Building a great fire is an artform (I’ll write about it another day), but when I was craving some home cooking the other day I thought about something my family used to do on camping trips when I was a kid: Campfire Cake.

You will need to bring:

  • A box of cake mix (one makes about 4-5 cakes, so take that into account. I prefer chocolate.)*
  • The appropriate amount of cooking oil (check the recipe)
  • The appropriate amount of water (check the recipe)
  • A large navel orange for each person
  • A mixing bowl and spoon
  • Tin foil

This is a great recipe for dessert because it cooks best at the end of the night when the fire is more hot coals and less direct flame. Each person takes an orange, and cuts the top off—similar to when you’re cutting a pumpkin top off for a jack o’lantern. Then you scoop the orange pieces out and eat them, or save them for the morning for fresh juice if you can cool them somewhere. This part is fun for kids, but make sure to help them…probably doesn’t need to be said. The secret here is not to over-scoop the orange, or you lose some of the flavor in baking. Leave a little pulp in, in other words.

Mix the cake batter as per the box instructions. Then pour batter in the “bottom” of the orange until it’s about 2/3 full. It will rise like a regular cake.
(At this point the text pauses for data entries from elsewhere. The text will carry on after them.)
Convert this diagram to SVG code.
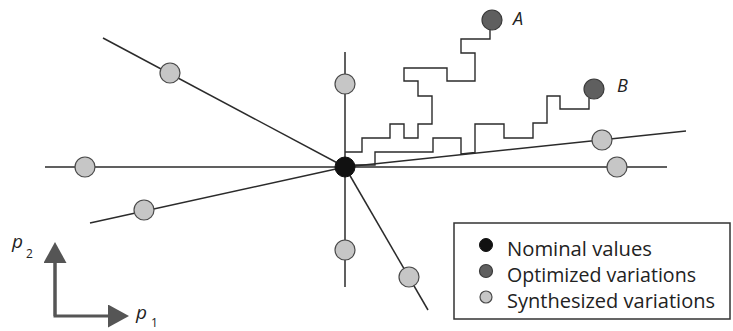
<svg xmlns="http://www.w3.org/2000/svg" width="733" height="331" viewBox="0 0 733 331">
  <defs>
    <style>
      .ray { stroke: #2b2b2b; stroke-width: 1.5; fill: none; }
      .walk { stroke: #2b2b2b; stroke-width: 1.4; fill: none; stroke-linejoin: miter; }
      .synth { fill: #c6c6c6; stroke: #4a4a4a; stroke-width: 1.2; }
      .opt { fill: #5f5f5f; stroke: #3a3a3a; stroke-width: 1.2; }
      .nom { fill: #111; stroke: #111; stroke-width: 1; }
      .axis { stroke: #555; stroke-width: 3; fill: none; }
      .lbl { font-family: "Open Sans", "DejaVu Sans", sans-serif; font-style: italic; fill: #222; }
      .sub { font-family: "Open Sans", "DejaVu Sans", sans-serif; font-style: normal; font-size: 12px; fill: #222; }
      .leg { font-family: "Open Sans", "DejaVu Sans", sans-serif; font-size: 19.5px; fill: #222; }
    </style>
    <marker id="head" markerUnits="userSpaceOnUse" markerWidth="22" markerHeight="24" refX="0" refY="11.5" orient="auto">
      <path d="M0,0 L21,11.5 L0,23 z" fill="#555"/>
    </marker>
  </defs>
  <rect width="733" height="331" fill="#fff"/>

  <!-- straight variation directions and the two optimisation walks -->
  <g id="connectors">
    <line class="ray" x1="103" y1="38" x2="345" y2="167"/>
    <line class="ray" x1="45" y1="167" x2="667" y2="167"/>
    <line class="ray" x1="90" y1="223" x2="345" y2="167"/>
    <line class="ray" x1="345" y1="52" x2="345" y2="287"/>
    <line class="ray" x1="345" y1="167" x2="428" y2="310"/>
    <line class="ray" x1="345" y1="167" x2="686" y2="131"/>
    <path class="walk" d="M345,152 H362 V138 H390 V124 H404 V138 H418 V124 H432 V96 H418 V81 H404 V68 H447 V81 H475 V53 H461 V39 H490 V28"/>
    <path class="walk" d="M345,165 H375 V152 H433 V138 H461 V154 L475,152.5 V124 H504 V138 H533 V123 H547 V96 H560 V109 H589 V98"/>
  </g>

  <!-- synthesized variations -->
  <g id="s-upleft"><circle class="synth" cx="170" cy="73" r="10"/></g>
  <g id="s-left"><circle class="synth" cx="85" cy="167" r="10"/></g>
  <g id="s-lowleft"><circle class="synth" cx="144" cy="210" r="10"/></g>
  <g id="s-up"><circle class="synth" cx="345" cy="84" r="10"/></g>
  <g id="s-down"><circle class="synth" cx="345" cy="250" r="10"/></g>
  <g id="s-lowright"><circle class="synth" cx="409" cy="277" r="10"/></g>
  <g id="s-upright"><circle class="synth" cx="602" cy="140" r="10"/></g>
  <g id="s-right"><circle class="synth" cx="617" cy="167" r="10"/></g>

  <!-- nominal point -->
  <g id="nominal"><circle class="nom" cx="345" cy="167" r="10"/></g>

  <!-- optimized variations -->
  <g id="opt-a">
    <circle class="opt" cx="492" cy="20" r="10"/>
    <text class="lbl" x="513" y="25" font-size="18">A</text>
  </g>
  <g id="opt-b">
    <circle class="opt" cx="594" cy="89" r="10"/>
    <text class="lbl" x="617" y="92" font-size="18">B</text>
  </g>

  <!-- parameter axes -->
  <g id="axes">
    <polyline class="axis" points="55,263 55,316 108,316" marker-end="url(#head)"/>
    <line class="axis" x1="55" y1="316" x2="55" y2="263" marker-end="url(#head)"/>
    <text class="lbl" x="12" y="248" font-size="19">p</text>
    <text class="sub" x="26" y="258">2</text>
    <text class="lbl" x="136" y="319" font-size="19">p</text>
    <text class="sub" x="151" y="327" font-size="11.5">1</text>
  </g>

  <!-- legend -->
  <g id="legend">
    <rect x="454" y="223" width="276" height="96" fill="#fff" stroke="#333" stroke-width="1.5"/>
    <circle class="nom" cx="486" cy="245" r="6.5"/>
    <circle class="opt" cx="486" cy="271" r="6.5"/>
    <circle class="synth" cx="486" cy="297" r="6"/>
    <text class="leg" x="507" y="256" textLength="145" lengthAdjust="spacingAndGlyphs">Nominal values</text>
    <text class="leg" x="507" y="282" textLength="189" lengthAdjust="spacingAndGlyphs">Optimized variations</text>
    <text class="leg" x="507" y="308" textLength="208" lengthAdjust="spacingAndGlyphs">Synthesized variations</text>
  </g>
</svg>
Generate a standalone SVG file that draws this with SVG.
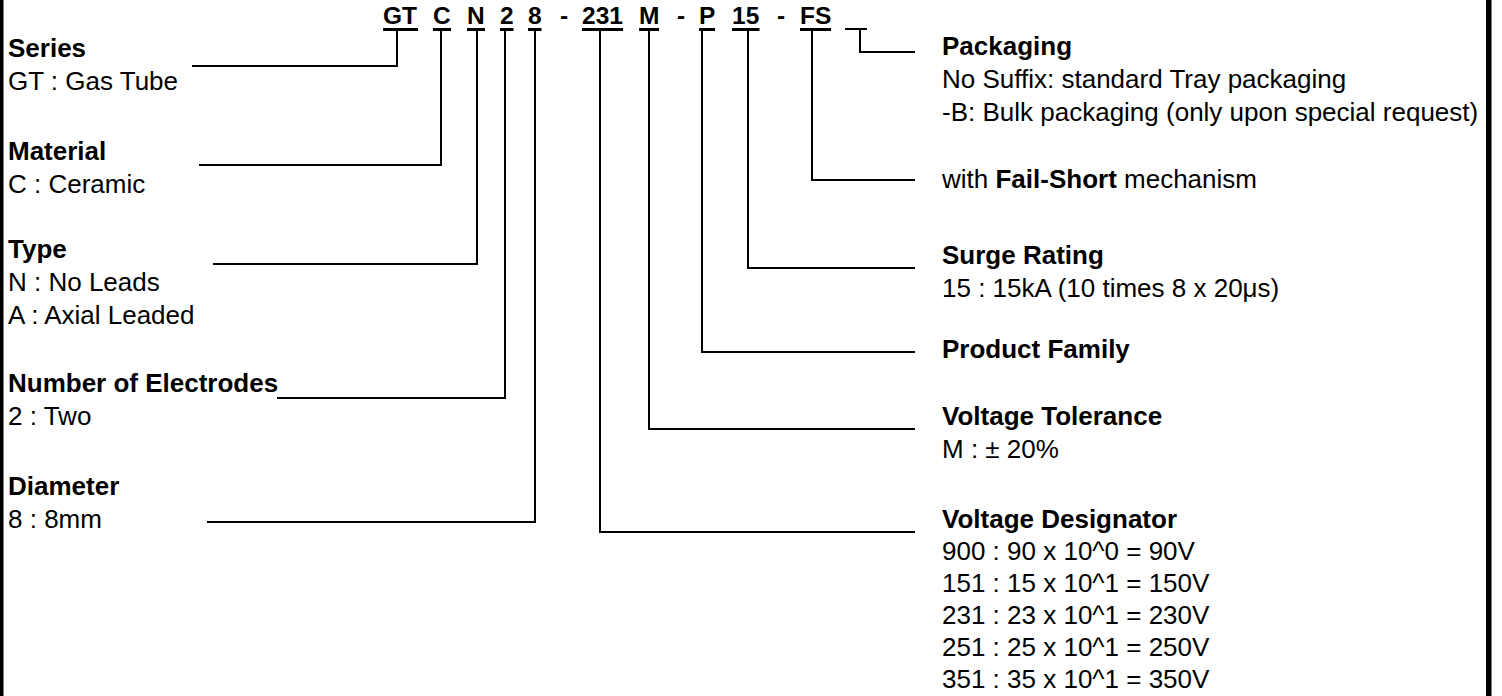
<svg xmlns="http://www.w3.org/2000/svg" width="1502" height="696" viewBox="0 0 1502 696">
<style>
text{font-family:"Liberation Sans",Arial,sans-serif;font-size:26px;fill:#000}
.b{font-weight:bold}
.code{font-weight:bold;font-size:24.5px}
.ln{stroke:#000;stroke-width:2;fill:none}
.ul{fill:#000}
</style>
<rect x="0" y="0" width="1502" height="696" fill="#fff"/>
<rect x="0" y="0" width="3.5" height="696" fill="#000"/>
<rect x="1486" y="0" width="5.5" height="696" fill="#000"/>

<g id="code">
<text class="code" x="383" y="24">GT</text>
<text class="code" x="433" y="24">C</text>
<text class="code" x="467" y="24">N</text>
<text class="code" x="500" y="24">2</text>
<text class="code" x="528" y="24">8</text>
<text class="code" x="560" y="24">-</text>
<text class="code" x="582" y="24">231</text>
<text class="code" x="639" y="24">M</text>
<text class="code" x="677" y="24">-</text>
<text class="code" x="699" y="24">P</text>
<text class="code" x="732" y="24">15</text>
<text class="code" x="777" y="24">-</text>
<text class="code" x="800" y="24">FS</text>
<rect class="ul" x="383" y="28" width="35" height="3"/>
<rect class="ul" x="433" y="28" width="18" height="3"/>
<rect class="ul" x="467" y="28" width="18" height="3"/>
<rect class="ul" x="500" y="28" width="13.5" height="3"/>
<rect class="ul" x="528" y="28" width="13.5" height="3"/>
<rect class="ul" x="582" y="28" width="41" height="3"/>
<rect class="ul" x="639" y="28" width="20" height="3"/>
<rect class="ul" x="699" y="28" width="16" height="3"/>
<rect class="ul" x="732" y="28" width="27.5" height="3"/>
<rect class="ul" x="800" y="28" width="31" height="3"/>
<rect class="ul" x="845" y="28" width="22" height="2"/>
</g>

<g id="connectors">
<polyline class="ln" points="397,31 397,66 192,66"/>
<polyline class="ln" points="441,31 441,165 199,165"/>
<polyline class="ln" points="477,31 477,264 213,264"/>
<polyline class="ln" points="505,31 505,398 277,398"/>
<polyline class="ln" points="535,31 535,522 207,522"/>
<polyline class="ln" points="860,30 860,52 915,52"/>
<polyline class="ln" points="812,31 812,180 915,180"/>
<polyline class="ln" points="748,31 748,268 915,268"/>
<polyline class="ln" points="702,31 702,352 915,352"/>
<polyline class="ln" points="649,31 649,429 915,429"/>
<polyline class="ln" points="600,31 600,532 915,532"/>
</g>

<g id="series">
<text class="b" x="8" y="57">Series</text>
<text x="8" y="90">GT : Gas Tube</text>
</g>
<g id="material">
<text class="b" x="8" y="160">Material</text>
<text x="8" y="193">C : Ceramic</text>
</g>
<g id="type">
<text class="b" x="8" y="258">Type</text>
<text x="8" y="291">N : No Leads</text>
<text x="8" y="324">A : Axial Leaded</text>
</g>
<g id="electrodes">
<text class="b" x="8" y="392">Number of Electrodes</text>
<text x="8" y="425">2 : Two</text>
</g>
<g id="diameter">
<text class="b" x="8" y="495">Diameter</text>
<text x="8" y="528">8 : 8mm</text>
</g>

<g id="packaging">
<text class="b" x="942" y="55">Packaging</text>
<text x="942" y="88">No Suffix: standard Tray packaging</text>
<text x="942" y="121">-B: Bulk packaging (only upon special request)</text>
</g>
<g id="failshort">
<text x="942" y="188">with <tspan class="b">Fail-Short</tspan> mechanism</text>
</g>
<g id="surge">
<text class="b" x="942" y="264">Surge Rating</text>
<text x="942" y="297">15 : 15kA (10 times 8 x 20μs)</text>
</g>
<g id="family">
<text class="b" x="942" y="358">Product Family</text>
</g>
<g id="tolerance">
<text class="b" x="942" y="425">Voltage Tolerance</text>
<text x="942" y="458">M : ± 20%</text>
</g>
<g id="designator">
<text class="b" x="942" y="528">Voltage Designator</text>
<text x="942" y="560">900 : 90 x 10^0 = 90V</text>
<text x="942" y="592">151 : 15 x 10^1 = 150V</text>
<text x="942" y="624">231 : 23 x 10^1 = 230V</text>
<text x="942" y="656">251 : 25 x 10^1 = 250V</text>
<text x="942" y="688">351 : 35 x 10^1 = 350V</text>
</g>
</svg>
Put the “lid” on the orange and carefully wrap it in tin foil while keeping it right side up.

Place the wrapped orange in the coals of the fire. My dad used to build a handle on his tinfoil while constructing so that the orange could be retrieved safely with a stick. Smart guy! Let them cook about 15-20 minutes, or until a toothpick comes out of one cleanly.

Let cool a moment, then eat them right out of the orange. The cake will have a nice orange flavor, especially if you left enough pulp and juice in the orange itself. Once you’ve eaten the cake, you can throw the bowl away, which is a bonus. Remember not to throw your orange peels in the woods as they take a long time to biodegrade. Carry them out, along with the rest of your trash.

I think I’m going to make one of these tonight.

*It’s best not to choose one of those box recipes that involves eggs, as eggs are difficult to bring camping (and the odds of undercooking are greater). Unless, of course, you have a pet chicken that you bring camping with you. Joking! Hello, is this thing on?